Much of the history of the white church is interwoven with that of the Ottawa and Stone Bank churches. The Stone Bank church was founded in 1852 and the Ottawa church in 1860. Traveling supply pastors — coming by stagecoach, train, farm wagon, or tasseled buggies — often served the Delafield, Ottawa and Stone Bank churches. Since 1866 the church has been served by at least 24 different men as Pastor, Stated Supply or Student Pastor.

Reading our church records today is a privileged glimpse into a period so far removed from our day that it is almost unreal. Yet there is no question that the church founders were imbued with religious belief and fervor. And perhaps they lived much closer to the doctrinal rules than do many people. For example, one church session in the early days expelled a man from membership because he became a habitual drunkard. Another was castigated because he was caught stealing and convicted by the civil courts. When he failed to appear as requested at a session meeting, he was promptly expelled. There apparently were no half measures or compromises with congregational expectations in those  days.

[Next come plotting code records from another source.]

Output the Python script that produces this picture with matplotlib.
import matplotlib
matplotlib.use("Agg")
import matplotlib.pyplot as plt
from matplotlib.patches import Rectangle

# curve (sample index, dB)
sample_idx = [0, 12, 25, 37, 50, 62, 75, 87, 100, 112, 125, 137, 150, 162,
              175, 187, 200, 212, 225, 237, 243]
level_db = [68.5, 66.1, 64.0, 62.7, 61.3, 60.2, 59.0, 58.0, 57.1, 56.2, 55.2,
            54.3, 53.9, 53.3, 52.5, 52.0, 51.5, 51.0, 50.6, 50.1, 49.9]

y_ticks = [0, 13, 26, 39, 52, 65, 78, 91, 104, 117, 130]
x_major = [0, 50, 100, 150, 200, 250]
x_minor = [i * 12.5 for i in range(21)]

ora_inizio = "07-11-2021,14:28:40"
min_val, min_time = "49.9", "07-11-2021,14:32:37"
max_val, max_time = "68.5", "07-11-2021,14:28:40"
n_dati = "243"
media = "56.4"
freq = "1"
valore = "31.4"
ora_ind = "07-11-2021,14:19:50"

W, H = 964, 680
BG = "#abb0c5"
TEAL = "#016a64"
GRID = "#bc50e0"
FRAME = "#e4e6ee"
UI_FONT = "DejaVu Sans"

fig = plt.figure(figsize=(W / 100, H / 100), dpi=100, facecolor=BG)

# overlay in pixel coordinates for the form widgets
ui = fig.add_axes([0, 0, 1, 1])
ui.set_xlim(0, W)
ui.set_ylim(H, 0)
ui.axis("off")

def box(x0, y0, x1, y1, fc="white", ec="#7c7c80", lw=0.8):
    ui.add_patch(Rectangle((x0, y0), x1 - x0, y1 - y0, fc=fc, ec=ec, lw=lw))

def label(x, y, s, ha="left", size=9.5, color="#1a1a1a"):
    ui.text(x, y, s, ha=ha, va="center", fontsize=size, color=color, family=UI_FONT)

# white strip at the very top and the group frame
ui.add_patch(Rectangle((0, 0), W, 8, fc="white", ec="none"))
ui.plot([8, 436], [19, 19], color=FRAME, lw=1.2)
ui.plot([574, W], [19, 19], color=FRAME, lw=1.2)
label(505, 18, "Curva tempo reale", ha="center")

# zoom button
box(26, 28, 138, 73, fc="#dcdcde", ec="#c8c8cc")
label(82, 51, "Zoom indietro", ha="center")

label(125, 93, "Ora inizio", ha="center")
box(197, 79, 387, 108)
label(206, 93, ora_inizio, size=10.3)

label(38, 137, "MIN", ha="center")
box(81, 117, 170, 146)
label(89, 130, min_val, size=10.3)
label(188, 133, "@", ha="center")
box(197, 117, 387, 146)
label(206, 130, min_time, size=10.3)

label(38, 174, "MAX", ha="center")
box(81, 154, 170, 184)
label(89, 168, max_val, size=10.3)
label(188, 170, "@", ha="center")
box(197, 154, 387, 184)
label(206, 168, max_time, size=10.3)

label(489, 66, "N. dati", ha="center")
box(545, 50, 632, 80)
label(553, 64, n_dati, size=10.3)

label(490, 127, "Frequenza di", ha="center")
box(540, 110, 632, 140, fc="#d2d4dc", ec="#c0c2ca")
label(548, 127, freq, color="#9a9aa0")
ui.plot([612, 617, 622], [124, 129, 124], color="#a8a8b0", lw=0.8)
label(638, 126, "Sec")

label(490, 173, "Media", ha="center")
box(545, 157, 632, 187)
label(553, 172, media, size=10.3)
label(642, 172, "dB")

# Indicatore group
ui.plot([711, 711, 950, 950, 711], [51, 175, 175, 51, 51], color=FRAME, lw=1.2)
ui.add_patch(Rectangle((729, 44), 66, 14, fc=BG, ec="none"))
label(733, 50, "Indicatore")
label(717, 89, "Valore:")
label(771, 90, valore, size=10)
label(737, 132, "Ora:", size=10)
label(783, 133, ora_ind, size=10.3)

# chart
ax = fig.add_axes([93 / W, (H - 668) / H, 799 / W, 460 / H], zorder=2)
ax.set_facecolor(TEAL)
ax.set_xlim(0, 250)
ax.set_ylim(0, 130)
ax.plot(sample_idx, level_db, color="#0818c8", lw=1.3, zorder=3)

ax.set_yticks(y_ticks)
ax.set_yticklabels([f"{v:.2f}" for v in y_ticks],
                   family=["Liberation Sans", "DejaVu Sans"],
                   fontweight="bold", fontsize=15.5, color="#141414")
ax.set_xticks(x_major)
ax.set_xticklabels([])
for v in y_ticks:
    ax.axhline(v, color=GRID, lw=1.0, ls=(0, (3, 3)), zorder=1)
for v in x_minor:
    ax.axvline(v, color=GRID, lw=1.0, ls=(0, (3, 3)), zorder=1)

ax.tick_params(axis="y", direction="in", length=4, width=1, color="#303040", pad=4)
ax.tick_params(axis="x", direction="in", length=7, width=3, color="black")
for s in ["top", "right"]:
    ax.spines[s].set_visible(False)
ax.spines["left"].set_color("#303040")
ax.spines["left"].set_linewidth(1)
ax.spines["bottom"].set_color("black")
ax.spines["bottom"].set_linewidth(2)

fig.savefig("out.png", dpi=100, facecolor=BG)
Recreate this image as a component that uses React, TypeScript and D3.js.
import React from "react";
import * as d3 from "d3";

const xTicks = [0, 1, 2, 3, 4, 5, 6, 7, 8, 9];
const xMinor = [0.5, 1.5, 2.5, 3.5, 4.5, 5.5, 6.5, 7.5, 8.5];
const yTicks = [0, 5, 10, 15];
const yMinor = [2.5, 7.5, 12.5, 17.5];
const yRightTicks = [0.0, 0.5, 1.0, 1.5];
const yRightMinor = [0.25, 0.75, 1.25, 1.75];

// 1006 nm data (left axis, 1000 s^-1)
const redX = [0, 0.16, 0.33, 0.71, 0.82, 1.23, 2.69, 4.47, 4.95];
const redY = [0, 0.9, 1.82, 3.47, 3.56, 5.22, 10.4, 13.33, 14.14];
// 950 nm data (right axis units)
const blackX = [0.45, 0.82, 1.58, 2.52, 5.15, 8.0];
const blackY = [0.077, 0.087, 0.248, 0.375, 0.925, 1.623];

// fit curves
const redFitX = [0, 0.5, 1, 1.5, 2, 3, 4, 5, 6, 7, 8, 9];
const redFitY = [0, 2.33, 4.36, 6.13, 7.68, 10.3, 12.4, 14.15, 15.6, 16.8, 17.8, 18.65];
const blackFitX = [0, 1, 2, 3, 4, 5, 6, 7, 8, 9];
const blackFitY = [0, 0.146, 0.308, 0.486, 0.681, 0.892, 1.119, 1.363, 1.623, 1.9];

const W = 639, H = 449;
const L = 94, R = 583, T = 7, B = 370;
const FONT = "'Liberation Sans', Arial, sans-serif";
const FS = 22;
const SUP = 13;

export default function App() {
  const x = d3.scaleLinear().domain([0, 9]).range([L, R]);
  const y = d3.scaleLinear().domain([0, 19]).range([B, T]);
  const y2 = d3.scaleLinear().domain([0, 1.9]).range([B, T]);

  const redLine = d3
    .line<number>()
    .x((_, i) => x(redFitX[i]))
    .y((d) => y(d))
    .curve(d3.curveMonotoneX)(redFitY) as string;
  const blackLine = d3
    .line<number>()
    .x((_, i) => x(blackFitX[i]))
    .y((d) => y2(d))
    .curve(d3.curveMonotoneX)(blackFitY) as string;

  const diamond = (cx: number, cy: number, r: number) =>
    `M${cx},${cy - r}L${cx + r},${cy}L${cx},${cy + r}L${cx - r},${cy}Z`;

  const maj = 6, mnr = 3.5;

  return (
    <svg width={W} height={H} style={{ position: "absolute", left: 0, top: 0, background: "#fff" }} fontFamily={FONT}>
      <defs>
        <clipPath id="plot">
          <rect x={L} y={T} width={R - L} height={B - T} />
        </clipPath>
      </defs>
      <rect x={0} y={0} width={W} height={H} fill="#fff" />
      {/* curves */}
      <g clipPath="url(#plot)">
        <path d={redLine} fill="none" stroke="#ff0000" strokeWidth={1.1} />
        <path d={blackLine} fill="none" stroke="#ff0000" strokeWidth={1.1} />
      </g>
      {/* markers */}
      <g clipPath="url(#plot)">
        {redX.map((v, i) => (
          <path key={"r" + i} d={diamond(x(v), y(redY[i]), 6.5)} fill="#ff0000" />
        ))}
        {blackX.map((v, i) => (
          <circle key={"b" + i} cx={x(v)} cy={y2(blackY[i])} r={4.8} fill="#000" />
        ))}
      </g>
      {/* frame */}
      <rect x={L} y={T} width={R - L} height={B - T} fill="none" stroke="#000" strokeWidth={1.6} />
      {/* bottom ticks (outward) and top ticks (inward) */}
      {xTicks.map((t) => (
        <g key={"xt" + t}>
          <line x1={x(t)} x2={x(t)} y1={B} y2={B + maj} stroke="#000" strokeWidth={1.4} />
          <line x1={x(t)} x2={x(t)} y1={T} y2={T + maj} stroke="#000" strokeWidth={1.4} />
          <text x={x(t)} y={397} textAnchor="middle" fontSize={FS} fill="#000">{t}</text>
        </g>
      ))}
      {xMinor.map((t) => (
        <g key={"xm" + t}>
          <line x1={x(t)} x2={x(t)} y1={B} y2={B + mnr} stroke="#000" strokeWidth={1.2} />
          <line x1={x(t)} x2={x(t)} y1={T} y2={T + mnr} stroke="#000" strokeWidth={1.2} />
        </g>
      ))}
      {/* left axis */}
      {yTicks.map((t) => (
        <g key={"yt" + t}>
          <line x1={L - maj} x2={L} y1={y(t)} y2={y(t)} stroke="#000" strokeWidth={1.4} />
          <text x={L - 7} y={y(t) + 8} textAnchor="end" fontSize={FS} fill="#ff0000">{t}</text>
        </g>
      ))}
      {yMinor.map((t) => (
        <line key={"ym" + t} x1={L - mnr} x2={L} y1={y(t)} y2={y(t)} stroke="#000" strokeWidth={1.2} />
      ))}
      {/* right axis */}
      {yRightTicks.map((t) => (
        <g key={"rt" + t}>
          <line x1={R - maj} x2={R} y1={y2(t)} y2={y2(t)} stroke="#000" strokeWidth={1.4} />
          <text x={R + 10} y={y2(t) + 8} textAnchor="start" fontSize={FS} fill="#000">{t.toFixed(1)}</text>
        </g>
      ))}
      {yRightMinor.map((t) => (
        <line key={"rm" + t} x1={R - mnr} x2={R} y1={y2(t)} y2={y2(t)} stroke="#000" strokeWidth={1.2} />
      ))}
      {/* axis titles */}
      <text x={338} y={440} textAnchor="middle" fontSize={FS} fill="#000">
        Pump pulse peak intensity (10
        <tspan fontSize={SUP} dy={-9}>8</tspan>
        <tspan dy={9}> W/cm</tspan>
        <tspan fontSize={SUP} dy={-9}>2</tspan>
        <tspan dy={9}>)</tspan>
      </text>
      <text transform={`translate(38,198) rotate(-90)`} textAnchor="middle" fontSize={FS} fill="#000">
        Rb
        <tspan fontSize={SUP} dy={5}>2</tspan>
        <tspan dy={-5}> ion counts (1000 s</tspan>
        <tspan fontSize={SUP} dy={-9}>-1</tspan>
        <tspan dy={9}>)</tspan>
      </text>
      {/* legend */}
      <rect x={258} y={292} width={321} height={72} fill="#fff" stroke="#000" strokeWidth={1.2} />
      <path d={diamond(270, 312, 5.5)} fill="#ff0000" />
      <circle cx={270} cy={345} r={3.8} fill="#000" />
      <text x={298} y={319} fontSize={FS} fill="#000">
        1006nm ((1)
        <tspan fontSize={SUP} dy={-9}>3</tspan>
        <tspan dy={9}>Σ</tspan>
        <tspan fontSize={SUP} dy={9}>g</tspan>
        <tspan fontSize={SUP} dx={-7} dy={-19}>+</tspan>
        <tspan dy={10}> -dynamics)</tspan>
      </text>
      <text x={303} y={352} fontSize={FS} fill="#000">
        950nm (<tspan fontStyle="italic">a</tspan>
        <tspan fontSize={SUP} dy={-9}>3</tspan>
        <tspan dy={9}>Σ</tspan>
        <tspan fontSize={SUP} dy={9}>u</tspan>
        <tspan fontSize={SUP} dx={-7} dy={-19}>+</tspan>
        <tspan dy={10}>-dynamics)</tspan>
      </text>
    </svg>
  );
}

Among the many capable and devoted ministers who served the church in the early days was the Reverend John Martin. He was not yet ordained in July 1871 when he arrived in Delafield, but he was a competent minister and well-liked for he remained ten years, a longer term than any of his predecessors.

Rev. Martin not only served as preacher, but he also wrote the minutes of the church services and the session meetings. Here is one:

Sabbath, December 30, 1876. Eighteen people were examine and received into the church. These members were fruits of a precious revival held in this same week. The church was much revived. The members put away their grudges and feuds and their unforgiving spirit and forgave one another and obeyed the commandments. The spirit came down with power and souls were born into the Kingdom.